Vida moderna

Artigo: Eles passarão, eu passarinho...

Quando se vê, o tempo passou, aquele amigo adoeceu e não tem mais condições de receber visitas e o prato delicioso não pode ser saboreado. Que qualidade de vida é essa?

A correria do dia a dia tira o nosso sono, obriga que as refeições sejam feitas sempre de maneira açodada, que as conversas com os amigos e pessoas queridas fiquem para depois e que os planos simplesmente não ocorram. Que qualidade de vida é essa? Quando se vê, o tempo passou, aquele amigo adoeceu e não tem mais condições de receber visitas e o prato delicioso não pode ser saboreado porque o restaurante fechou...

Ah, o tempo. Numa viagem ao Marrocos, eu, como sempre apressada, estava exausta com a longa história interminável e sem fim do guia local, pedi que fosse direto ao ponto. Eis que ele me deu uma das respostas mais inteligentes que já ouvi. "A senhora sabe a diferença entre nós, do Oriente Médio, e vocês"? Acenei negativamente. Veio a resposta: "Vocês têm pressa. Nós? Temos tempo."

Desde então, parei para pensar na beleza e no prazer das coisas mais simples e cotidianas. Adoro andar devagar pelas ruas de Brasília, olhando as flores e plantas. Escolho a minha favorita e até batizo. Também sou capaz de estacionar o carro em local que nunca passei porque gostei da proposta do lugar: um pastel, um doce e, depois, trato de cuidar do peso na consciência.

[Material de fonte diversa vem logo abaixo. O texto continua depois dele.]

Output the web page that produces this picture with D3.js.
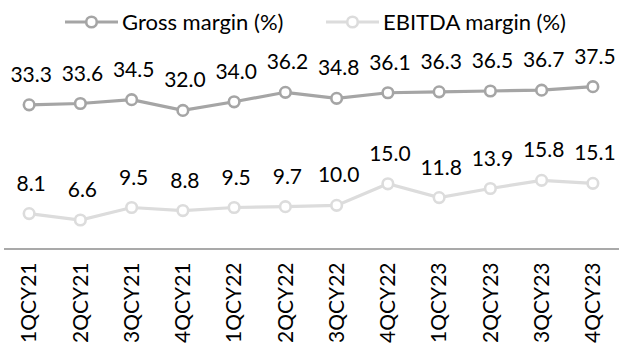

Sim, peso na consciência porque saí da dieta e posso engordar, porque gastei mais tempo no caminho do que deveria e acabei me enrolando para o compromisso seguinte. Mas como diria o marroquino: "Temos tempo". É preciso parar para ter tempo e se dar tempo porque, do contrário, a vida te trava e mostra que ela que manda em você e, não o contrário.

De uns anos para cá, resolvi seguir a máxima de uma grande amiga que sobreviveu a três cânceres - mama, útero e cérebro. Segundo ela, depois desse desafio, ela passou a dar valor ao que realmente tem valor. Antes, eu era a brigona. Não deixava passar nada, um desaforo era rebatido, uma palavra mal colocada, devolvida. Agora?

Bem, agora, não vou dizer que faço a digestão com tranquilidade. Não, não faço. Mas olho bem para a pessoa, avalio até que ponto ela é importante na minha vida, se responder vai me trazer algum benefício. Em geral, o silêncio é a melhor resposta. As pessoas não estão acostumadas ao silêncio, pois a agressividade anda tão em alta que quando são virulentas, já se preparam para retaliação.

Lembro-me sempre do meu querido Mario Quintana, quando a repórter perguntou para ele, como reagia, pois,  pela terceira vez, teve o nome rejeitado pela Academia Brasileira de Letras (ABL), um sonho cultivado pela mãe do poetinha que imaginava o filho de fardão. Risonho, olhos baixos e uma carinha de quem enxerga ao longe, Quintana respondeu com a icônica frase: "Eles passarão, eu passarinho".